Today was the last day of school. It's always my favorite day and my least favorite day every year. It's hard to say goodbye to little friends you spend what seems like a lifetime with and who you know that you will never see again in that same capacity or that same light. And they will never see you the same. They will belong to someone else soon and soon you will have new friends that will be your one and only(s).
Except this year was really, really different for me.
Obviously my last day was back in April when I was pregasaurus rex and could barely walk, but not so huge that I couldn't ride on the carousal at the zoo with my first graders on our field trip together. Priorities.
I find this picture to be both terrifying and terrifyingly amazing. Amazing that I got myself on that horse (win) and off (with the help of a parent, so fail), and that there is a near 11 pound baby in there, eight days away from coming out. Yikes. I am enormous and planet like. But I digress.
That was my last day eve before maternity leave and the next day I said goodbye to my first graders. Every bit of that day felt like the real last day of school. It was hard and I was a mess. A hot pregnant mess which is never a pretty site. But to be honest, I was mostly relived that I'd gotten out of there without giving birth in front of my kids. That could've been super awkward.
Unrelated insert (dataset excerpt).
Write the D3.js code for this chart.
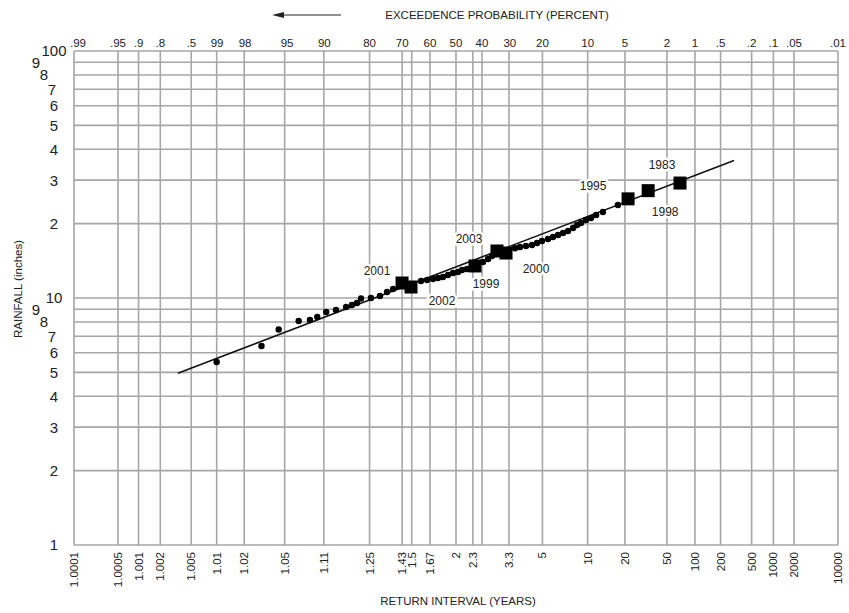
<!DOCTYPE html>
<html>
<head>
<meta charset="utf-8">
<script src="https://cdn.jsdelivr.net/npm/d3@7"></script>
<style>
  body { margin: 0; background: #fff; }
  text { font-family: "Liberation Sans", Arial, sans-serif; fill: #222; }
</style>
</head>
<body>
<div id="chart"></div>
<script>
// exceedance probability (percent) along the top
const probLabels = [".99", ".95", ".9", ".8", ".5", "99", "98", "95", "90", "80", "70", "60", "50", "40", "30", "20", "10", "5", "2", "1", ".5", ".2", ".1", ".05", ".01"];
const probValues = [99.99, 99.95, 99.9, 99.8, 99.5, 99, 98, 95, 90, 80, 70, 60, 50, 40, 30, 20, 10, 5, 2, 1, 0.5, 0.2, 0.1, 0.05, 0.01];

// return interval (years) along the bottom
const returnLabels = ["1.0001", "1.0005", "1.001", "1.002", "1.005", "1.01", "1.02", "1.05", "1.11", "1.25", "1.43", "1.5", "1.67", "2", "2.3", "3.3", "5", "10", "20", "50", "100", "200", "500", "1000", "2000", "10000"];
const returnValues = [1.0001, 1.0005, 1.001, 1.002, 1.005, 1.01, 1.02, 1.05, 1.11, 1.25, 1.43, 1.5, 1.67, 2, 2.3, 3.3, 5, 10, 20, 50, 100, 200, 500, 1000, 2000, 10000];

// rainfall axis
const rainTicks = [1, 2, 3, 4, 5, 6, 7, 8, 9, 10, 20, 30, 40, 50, 60, 70, 80, 90, 100];
const rainTickLabels = ["1", "2", "3", "4", "5", "6", "7", "8", "9", "10", "2", "3", "4", "5", "6", "7", "8", "9", "100"];

// annual maxima (dots)
const dotReturn = [1.010, 1.030, 1.044, 1.067, 1.084, 1.097, 1.115, 1.138, 1.166, 1.184,
  1.201, 1.216, 1.256, 1.298, 1.335, 1.370,
  1.579, 1.637, 1.699, 1.756, 1.817, 1.883, 1.955, 2.032, 2.098, 2.186,
  2.523, 2.648, 2.755,
  3.536, 3.751, 4.036, 4.354, 4.649, 4.97, 5.40, 5.80, 6.24, 6.73,
  7.26, 7.86, 8.38, 8.95, 9.73, 10.6, 11.6, 13.1, 17.4];
const dotRain = [5.51, 6.39, 7.46, 8.07, 8.15, 8.38, 8.78, 8.94, 9.19, 9.37,
  9.54, 9.95, 10.0, 10.19, 10.57, 10.87,
  11.72, 11.83, 11.94, 12.05, 12.16, 12.39, 12.62, 12.74, 12.98, 13.1,
  13.99, 14.39, 14.79,
  15.9, 16.09, 16.24, 16.39, 16.70, 17.01, 17.33, 17.66, 17.99, 18.33,
  18.68, 19.20, 19.75, 20.12, 20.69, 21.08, 21.68, 22.3, 23.8];

// labelled years (squares)
const peakYears = ["2001", "2002", "1999", "2003", "2000", "1995", "1998", "1983"];
const peakReturn = [1.428, 1.494, 2.344, 2.899, 3.194, 21.3, 32.6, 68.5];
const peakRain = [11.50, 11.08, 13.48, 15.5, 15.21, 25.2, 27.2, 29.2];

// fitted distribution line, end points
const fitReturn = [1.0034, 294];
const fitRain = [4.96, 36.0];

// inverse normal cdf (Acklam)
const probit = (p) => {
  const a = [-3.969683028665376e+01, 2.209460984245205e+02, -2.759285104469687e+02, 1.383577518672690e+02, -3.066479806614716e+01, 2.506628277459239e+00];
  const b = [-5.447609879822406e+01, 1.615858368580409e+02, -1.556989798598866e+02, 6.680131188771972e+01, -1.328068155288572e+01];
  const c = [-7.784894002430293e-03, -3.223964580411365e-01, -2.400758277161838e+00, -2.549732539343734e+00, 4.374664141464968e+00, 2.938163982698783e+00];
  const d = [7.784695709041462e-03, 3.224671290700398e-01, 2.445134137142996e+00, 3.754408661907416e+00];
  const pl = 0.02425;
  if (p < pl) {
    const q = Math.sqrt(-2 * Math.log(p));
    return (((((c[0]*q+c[1])*q+c[2])*q+c[3])*q+c[4])*q+c[5]) / ((((d[0]*q+d[1])*q+d[2])*q+d[3])*q+1);
  }
  if (p > 1 - pl) {
    const q = Math.sqrt(-2 * Math.log(1 - p));
    return -(((((c[0]*q+c[1])*q+c[2])*q+c[3])*q+c[4])*q+c[5]) / ((((d[0]*q+d[1])*q+d[2])*q+d[3])*q+1);
  }
  const q = p - 0.5, r = q * q;
  return (((((a[0]*r+a[1])*r+a[2])*r+a[3])*r+a[4])*r+a[5])*q / (((((b[0]*r+b[1])*r+b[2])*r+b[3])*r+b[4])*r+1);
};

const width = 849, height = 613;
const plotLeft = 74, plotRight = 838, plotTop = 51, plotBottom = 545;

const z = d3.scaleLinear().domain([probit(0.0001), probit(0.9999)]).range([plotLeft, plotRight]);
const xP = (pct) => z(probit(1 - pct / 100));
const xT = (t) => z(probit(1 - 1 / t));
const y = d3.scaleLog().domain([1, 100]).range([plotBottom, plotTop]);

const svg = d3.select("#chart").append("svg")
  .attr("width", width)
  .attr("height", height);

const gridColor = "#a6a6a6";

// vertical grid: every probability and return interval line, near-duplicates merged
const vLines = [];
probValues.map(xP).concat(returnValues.map(xT)).sort((a, b) => a - b).forEach(v => {
  if (!vLines.length || v - vLines[vLines.length - 1] > 2.5) vLines.push(v);
});
svg.append("g").selectAll("line")
  .data(vLines)
  .enter().append("line")
  .attr("x1", d => d).attr("x2", d => d)
  .attr("y1", plotTop).attr("y2", plotBottom)
  .attr("stroke", gridColor).attr("stroke-width", 1.6);

svg.append("g").selectAll("line")
  .data(rainTicks)
  .enter().append("line")
  .attr("x1", plotLeft).attr("x2", plotRight)
  .attr("y1", d => y(d)).attr("y2", d => y(d))
  .attr("stroke", gridColor).attr("stroke-width", 1.6);

// top labels
svg.append("g").selectAll("text")
  .data(probValues)
  .enter().append("text")
  .attr("x", (d, i) => xP(d) + (i === 0 ? 4 : 0))
  .attr("y", 47)
  .attr("text-anchor", "middle")
  .attr("font-size", 11.5)
  .text((d, i) => probLabels[i]);

// bottom labels, rotated
svg.append("g").selectAll("text")
  .data(returnValues)
  .enter().append("text")
  .attr("transform", d => `translate(${xT(d) + 4},552) rotate(-90)`)
  .attr("text-anchor", "end")
  .attr("font-size", 11.5)
  .text((d, i) => returnLabels[i]);

// y labels, 7-8-9 staggered like the printed paper
const stagger = { 9: -18, 8: -10, 7: -2, 90: -18, 80: -10, 70: -2 };
svg.append("g").selectAll("text")
  .data(rainTicks)
  .enter().append("text")
  .attr("x", d => 54 + (stagger[d] || 0))
  .attr("y", d => y(d))
  .attr("dy", "0.36em")
  .attr("text-anchor", "middle")
  .attr("font-size", 15)
  .text((d, i) => rainTickLabels[i]);

// titles
svg.append("text")
  .attr("x", 497).attr("y", 19)
  .attr("text-anchor", "middle")
  .attr("font-size", 11.5)
  .text("EXCEEDENCE PROBABILITY (PERCENT)");
svg.append("line")
  .attr("x1", 282).attr("x2", 341).attr("y1", 15).attr("y2", 15)
  .attr("stroke", "#222").attr("stroke-width", 1);
svg.append("path")
  .attr("d", "M272,15 L284,12 L284,18 Z")
  .attr("fill", "#222");

svg.append("text")
  .attr("x", 458).attr("y", 605)
  .attr("text-anchor", "middle")
  .attr("font-size", 11.5)
  .text("RETURN INTERVAL (YEARS)");

svg.append("text")
  .attr("transform", "translate(22,289) rotate(-90)")
  .attr("text-anchor", "middle")
  .attr("font-size", 11.5)
  .text("RAINFALL (inches)");

// fitted line
svg.append("line")
  .attr("x1", xT(fitReturn[0])).attr("y1", y(fitRain[0]))
  .attr("x2", xT(fitReturn[1])).attr("y2", y(fitRain[1]))
  .attr("stroke", "#111").attr("stroke-width", 1.6);

// observations
svg.append("g").selectAll("circle")
  .data(dotReturn)
  .enter().append("circle")
  .attr("cx", d => xT(d))
  .attr("cy", (d, i) => y(dotRain[i]))
  .attr("r", 3.2)
  .attr("fill", "#000");

const sq = 13;
svg.append("g").selectAll("rect")
  .data(peakReturn)
  .enter().append("rect")
  .attr("x", d => xT(d) - sq / 2)
  .attr("y", (d, i) => y(peakRain[i]) - sq / 2)
  .attr("width", sq).attr("height", sq)
  .attr("fill", "#000");

// label offsets from each square
const labelOffset = {
  "2001": [-25, -12], "2002": [31, 14], "1999": [11, 18], "2003": [-28, -12],
  "2000": [30, 16], "1995": [-35, -13], "1998": [17, 21], "1983": [-18, -18]
};
svg.append("g").selectAll("text")
  .data(peakYears)
  .enter().append("text")
  .attr("x", (d, i) => xT(peakReturn[i]) + labelOffset[d][0])
  .attr("y", (d, i) => y(peakRain[i]) + labelOffset[d][1])
  .attr("dy", "0.36em")
  .attr("text-anchor", "middle")
  .attr("font-size", 12)
  .attr("stroke", "#fff").attr("stroke-width", 5)
  .attr("paint-order", "stroke")
  .text(d => d);
</script>
</body>
</html>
Today was the real last day of school. Sam and I went back to say goodbye to everyone again, but this time it was for real real. Because I'm not going back in the fall.
I'm lucky enough to be able to stay home with Sam and that's what I've chosen to do. Back in April, I said goodbye to my 16 first graders. Today I said goodbye to the other 300 kids. It's exciting to be able to stay home and just focus on being a mom, but terrifying to lose part of me - the teacher part.
Someone introduced me the other day as a former teacher and it all but knocked the wind out of me. I am a teacher, I always will be one, but for right now, I need to be something else. A mom. And I am incredibly grateful that I get to do this.
I know staying home isn't every one's idea of a good time and it isn't the path everyone would choose. I also know it's the path so many wish they could choose but can't for different reasons. That's why I feel so blessed that I can do this.
I know there will be bad days. I know there will be days where I will miss my former life so much I won't be able to breath. I also know there will be days where I will thank God I didn't miss a moment with him.
I like to joke that he literally cost too much to put in day care. Or that I spent all my working years making him and now I need a vacation (not that this will be one...). But the truth is, no matter how I'd gotten Sam, this would've been my choice - as long as we are able for me to do it. My goal in life was always to be a teacher, but my dream was to be a Mom.
So. Just so you know, I'm officially a stay-at-home Mom. Bring on the soap operas, house coats, and curlers.
FYI. It's been the best job ever so far.